私が勤務する中学校で、司書さんが私の図書カードを作ってくれたので嬉しくて最近色々借りています。
中学校なので図鑑や中学生向けのものが当たり前ですが多いのですが、だから普段自分があまり手に取らない本が借りられて楽しんでいます。
文庫もあって、電車とかですぐに読めそうだったのでよしもとばななさんの「デッドエンドの思い出」という本を借りて来ました。よしもとばななさんは、あまりにも有名人ですがけっこうたくさん読んだ事があって、読みやすくて確実にいつも心が浄化されるので、眠れない夜などに読んだりしていました。

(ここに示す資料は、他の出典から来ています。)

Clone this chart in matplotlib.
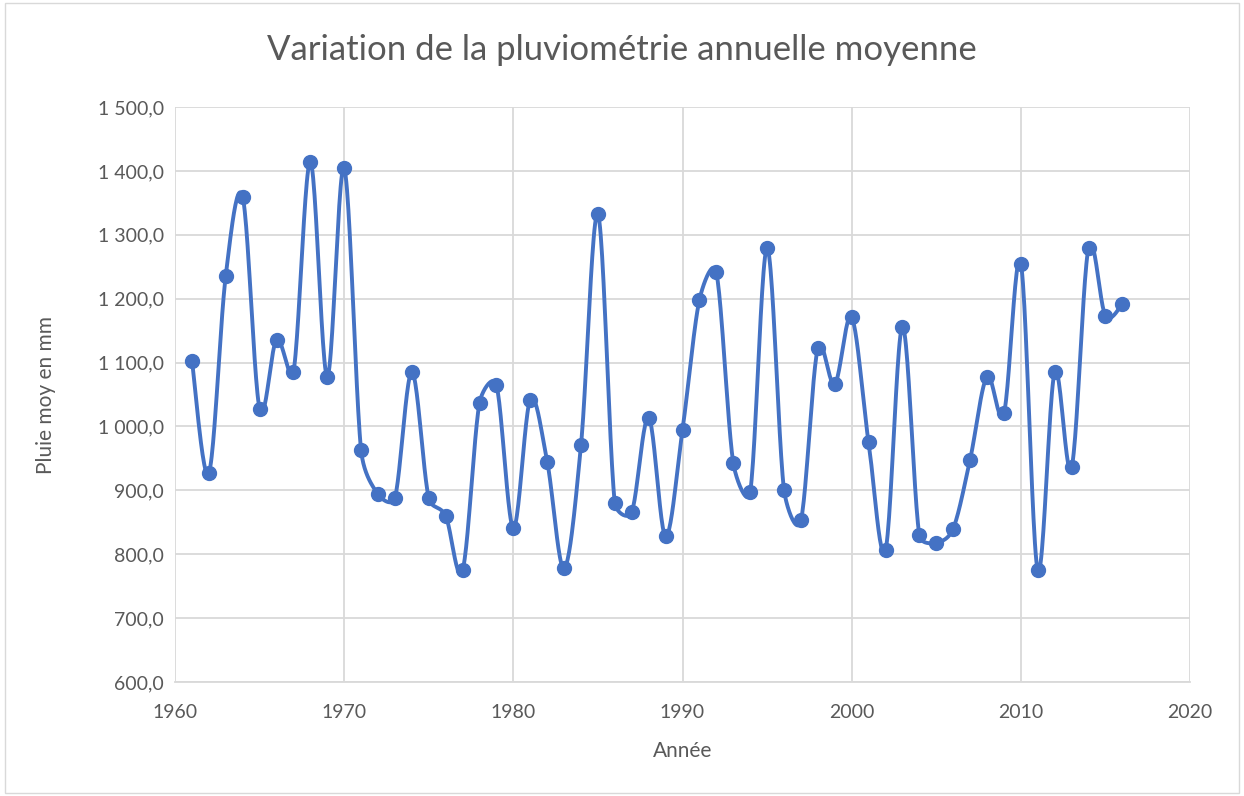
import numpy as np
import matplotlib
matplotlib.use("Agg")
import matplotlib.pyplot as plt
from matplotlib.patches import FancyBboxPatch

years = list(range(1961, 2017))
pluie = [1103, 927, 1236, 1359, 1028, 1136, 1085, 1414, 1078, 1404,
         963, 894, 888, 1085, 888, 860, 775, 1037, 1065, 841,
         1042, 945, 778, 971, 1332, 880, 866, 1014, 828, 995,
         1198, 1241, 943, 897, 1279, 901, 853, 1123, 1066, 1171,
         975, 807, 1156, 830, 818, 840, 948, 1078, 1021, 1255,
         775, 1085, 936, 1279, 1173, 1191]

title = "Variation de la pluviométrie annuelle moyenne"
xlabel = "Année"
ylabel = "Pluie moy en mm"

blue = "#4472C4"
grey_text = "#595959"
grid_col = "#D9D9D9"

# pixel scale of the plot area, used to limit the bezier arms like Excel does
PX_X = (1190 - 175) / 60.0
PX_Y = (682 - 107) / 900.0


def smooth(x, y, n=24):
    x = np.asarray(x, float)
    y = np.asarray(y, float)
    px = np.concatenate([[x[0]], x, [x[-1]]])
    py = np.concatenate([[y[0]], y, [y[-1]]])

    def dist(i, j):
        return np.hypot((px[i] - px[j]) * PX_X, (py[i] - py[j]) * PX_Y)

    xs, ys = [], []
    t = np.linspace(0, 1, n, endpoint=False)
    f0 = 1 / 6
    for i in range(1, len(px) - 2):
        d12 = dist(i, i + 1)
        d02 = dist(i - 1, i + 1)
        d13 = dist(i, i + 2)
        f1 = f0 if d02 * f0 < d12 / 2 else (d12 / 2) / d02 if d02 > 0 else 0
        f2 = f0 if d13 * f0 < d12 / 2 else (d12 / 2) / d13 if d13 > 0 else 0
        p0, p1, p2, p3 = px[i - 1], px[i], px[i + 1], px[i + 2]
        q0, q1, q2, q3 = py[i - 1], py[i], py[i + 1], py[i + 2]
        c1x, c1y = p1 + f1 * (p2 - p0), q1 + f1 * (q2 - q0)
        c2x, c2y = p2 - f2 * (p3 - p1), q2 - f2 * (q3 - q1)
        b0, b1, b2, b3 = (1 - t) ** 3, 3 * t * (1 - t) ** 2, 3 * t ** 2 * (1 - t), t ** 3
        xs.append(b0 * p1 + b1 * c1x + b2 * c2x + b3 * p2)
        ys.append(b0 * q1 + b1 * c1y + b2 * c2y + b3 * q2)
    xs.append([x[-1]])
    ys.append([y[-1]])
    return np.concatenate(xs), np.concatenate(ys)


plt.rcParams['font.family'] = ['Lato', 'DejaVu Sans']

fig = plt.figure(figsize=(12.44, 7.96), dpi=100)
fig.patches.append(FancyBboxPatch((0.004, 0.004), 0.992, 0.992, boxstyle="square,pad=0",
                                  transform=fig.transFigure, fill=False,
                                  edgecolor="#D9D9D9", linewidth=1))
ax = fig.add_axes([175 / 1244, 1 - 682 / 796, (1190 - 175) / 1244, (682 - 107) / 796])

sx, sy = smooth(years, pluie)
ax.plot(sx, sy, color=blue, linewidth=2.8, zorder=3)
ax.plot(years, pluie, 'o', color=blue, markersize=10, zorder=4)

ax.set_xlim(1960, 2020)
ax.set_ylim(600, 1500)
ax.set_xticks(range(1960, 2021, 10))
ax.set_yticks(range(600, 1501, 100))
ax.set_yticklabels([f"{v:,}".replace(",", " ") + ",0" for v in range(600, 1501, 100)])
ax.grid(True, color=grid_col, linewidth=1.3)
ax.set_axisbelow(True)
for s in ax.spines.values():
    s.set_visible(False)
ax.spines['bottom'].set_visible(True)
ax.spines['bottom'].set_color(grid_col)
ax.spines['bottom'].set_linewidth(1.3)
ax.tick_params(length=0, labelsize=14, colors=grey_text)
ax.tick_params(axis='x', pad=16)
ax.tick_params(axis='y', pad=8)

ax.set_xlabel(xlabel, fontsize=15, color=grey_text, labelpad=14)
ax.set_ylabel(ylabel, fontsize=15, color=grey_text, labelpad=30)
fig.text(0.5, 1 - 50 / 796, title, ha='center', va='center', fontsize=25, color=grey_text)

fig.savefig("out.png", dpi=100)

最近は5年くらい全然よしもとさんの本を読んでいなかったのですが、電車でこれを読み始めて、5分くらいして早くも涙が出て来て、そのあとは下を向いてひたすらに涙が落ちるのをこらえていました。5つの話がのっている短編集なのですが、振り返ってみると全部の話で私は泣いていました。
帰りの電車でもうかつにも読んでしまい、またもやぼろぼろ泣いてしまいました。しかし、泣くのがあまりにも気持ちが良くて、涙がひとつ落ちるたびにスカ〜〜〜〜っと心が晴れて行くのがわかりました。
あとがきを読んでみると、よしもとさん自身がこの本を書きながら常に号泣していたらしいのです。彼女はこれを書いているとき出産を控えており、ただでさえ感情の豊かな人であるのに、新たな命を体に宿していたのでもう色々研ぎすまされていたのではないでしょうか。想いが溢れて泣いて書いたものには、その想いが確実に込められている。それが私にも伝染したのでしょう。
よしもとさんは「お金をだしてまでこんな悲しい話を買ってくれる人がいるのだろうか」というようなことを書いていましたが、私はひとつも悲しい話だとは思わなかった。それどころか希望に満ちた話だと思いました。悲しい想いをした人がこれを読む事で、確実に前を向いて生きて行けるのではないだろうか。ただの楽しいだけの本なら私は読みたいとは思わない。
これからも私にはきっと悲しい事や辛い事が起こるだろう。生きていたら当たり前のことなのだから。その度に私はこの本を開けたらいいのだな、と思ったのです。図書館にこの本を返したら、本屋さんへ行ってこの本を買おうと思いました。